Допрашиваемая женщина была молодой, худенькой, с маленькими стопами, кистями и грудью. Я видел, как она расширенными глазами наблюдает за палачом, перебирающим инструменты в жаровне, и пытается приподнять голову, чтобы видеть лучше. Тяжело дышала, а её выдох ежеминутно превращался в полный отчаяния всхлип.
— Знаешь, кто это? — спросил я.
— Какая-то мещанка. — Он пожал плечами. — А может монашка. — Он почесал в голове. — Сейчас узнаем.
Дверь внизу скрипнула, и внутрь быстрым шагом вошёл каноник Тинтарелло, а за ним двое одетых в чёрное семинаристов и писарь, которому — как я заметил — было трудно сохранять равновесие.
— Даже нет инквизитора, — заметил я.
— Нас не приглашают на допросы.
Палач вскочил от жаровни и склонился перед каноником. Тот махнул ему рукой, после чего с шумом подвинул себе стул. Сел с громким оханьем, и лишь после него сели остальные допрашивающие. В жёлтом блеске свечей я прекрасно видел пергаментное, высохшее лицо каноника. Его узкий, сжатый рот напоминал скорее шрам от раны, чем человеческие губы, а острый подбородок и нос в форме воронова клюва придавали лицу демонический вид. Тинторелло выбривал себе череп наголо и только на макушке отставил что-то вроде тёмного пучка волос. Выглядело это чересчур своеобразно, тем более, что щёки и лоб у него были отмечены рытвинами от перенесённой оспы.

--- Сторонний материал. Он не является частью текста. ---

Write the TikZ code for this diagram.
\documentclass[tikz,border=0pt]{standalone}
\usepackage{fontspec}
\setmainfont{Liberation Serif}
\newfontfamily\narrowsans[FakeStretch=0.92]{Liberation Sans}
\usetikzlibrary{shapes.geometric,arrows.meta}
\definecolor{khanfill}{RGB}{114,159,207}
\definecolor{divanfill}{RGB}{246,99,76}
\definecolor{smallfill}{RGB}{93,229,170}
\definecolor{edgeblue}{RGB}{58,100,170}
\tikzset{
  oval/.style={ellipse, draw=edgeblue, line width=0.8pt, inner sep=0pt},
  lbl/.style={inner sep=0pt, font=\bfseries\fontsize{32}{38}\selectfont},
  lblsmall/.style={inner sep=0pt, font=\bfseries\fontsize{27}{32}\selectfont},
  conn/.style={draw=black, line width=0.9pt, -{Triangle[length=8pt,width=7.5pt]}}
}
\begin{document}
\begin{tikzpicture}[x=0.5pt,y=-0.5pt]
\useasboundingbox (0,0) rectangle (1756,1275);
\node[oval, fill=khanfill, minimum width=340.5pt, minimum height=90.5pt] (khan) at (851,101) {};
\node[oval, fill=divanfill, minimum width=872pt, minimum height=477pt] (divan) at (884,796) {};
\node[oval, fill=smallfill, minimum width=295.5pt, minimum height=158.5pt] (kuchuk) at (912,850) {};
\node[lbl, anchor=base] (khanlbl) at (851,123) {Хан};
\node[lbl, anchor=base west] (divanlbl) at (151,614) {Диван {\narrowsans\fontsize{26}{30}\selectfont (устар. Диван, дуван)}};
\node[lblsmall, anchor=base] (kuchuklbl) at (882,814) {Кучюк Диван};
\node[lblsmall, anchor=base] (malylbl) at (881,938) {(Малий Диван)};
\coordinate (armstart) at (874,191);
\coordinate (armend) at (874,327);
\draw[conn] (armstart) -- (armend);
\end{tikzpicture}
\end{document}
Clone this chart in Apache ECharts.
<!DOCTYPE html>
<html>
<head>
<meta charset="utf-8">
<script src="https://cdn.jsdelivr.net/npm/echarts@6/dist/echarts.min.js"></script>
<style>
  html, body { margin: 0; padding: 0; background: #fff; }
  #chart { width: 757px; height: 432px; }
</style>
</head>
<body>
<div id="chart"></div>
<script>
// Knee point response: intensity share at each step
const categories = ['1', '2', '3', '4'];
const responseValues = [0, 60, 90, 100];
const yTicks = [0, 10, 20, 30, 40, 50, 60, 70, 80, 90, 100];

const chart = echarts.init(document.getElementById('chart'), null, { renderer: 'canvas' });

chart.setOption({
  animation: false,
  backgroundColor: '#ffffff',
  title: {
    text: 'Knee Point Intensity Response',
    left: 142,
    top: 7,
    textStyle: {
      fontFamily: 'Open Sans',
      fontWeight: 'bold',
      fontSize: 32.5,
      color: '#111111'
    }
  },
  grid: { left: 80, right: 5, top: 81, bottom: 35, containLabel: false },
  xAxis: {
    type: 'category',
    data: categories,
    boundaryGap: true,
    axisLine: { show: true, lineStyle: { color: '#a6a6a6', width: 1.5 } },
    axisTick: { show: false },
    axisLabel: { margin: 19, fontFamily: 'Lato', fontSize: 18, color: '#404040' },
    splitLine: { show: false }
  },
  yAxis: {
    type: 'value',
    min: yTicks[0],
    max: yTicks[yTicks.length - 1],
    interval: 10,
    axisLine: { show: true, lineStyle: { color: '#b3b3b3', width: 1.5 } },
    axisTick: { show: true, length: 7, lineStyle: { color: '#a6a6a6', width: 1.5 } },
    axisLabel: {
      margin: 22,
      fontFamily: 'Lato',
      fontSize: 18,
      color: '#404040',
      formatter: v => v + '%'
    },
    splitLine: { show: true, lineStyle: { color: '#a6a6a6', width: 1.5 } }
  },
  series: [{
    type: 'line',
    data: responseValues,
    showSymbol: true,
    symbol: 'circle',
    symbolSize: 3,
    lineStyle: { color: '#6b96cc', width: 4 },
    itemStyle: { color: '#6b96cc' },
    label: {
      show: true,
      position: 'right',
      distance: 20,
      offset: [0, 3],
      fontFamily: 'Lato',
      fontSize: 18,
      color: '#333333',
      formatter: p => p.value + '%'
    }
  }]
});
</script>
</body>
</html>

— Его только в цирке показывать, — прошептал я, а Андреас беззвучно рассмеялся.
— Так что начинаем, — объявил звучным голосом каноник. — Именем Бога и во славу Ангелов. Вознесём молитву, братья.
Все снова встали (писарь при этом пошатнулся, и ему пришлось опереться о поверхность стола), и Тинталлеро начал долгую молитву. Надо признать, он обладал актёрскими способностями. Его голос то громыхал под самым сводом, то становился приглушённым, прямо-таки до страстного шёпота. Потом каноник громко сказал «Аминь» и размашисто перекрестился.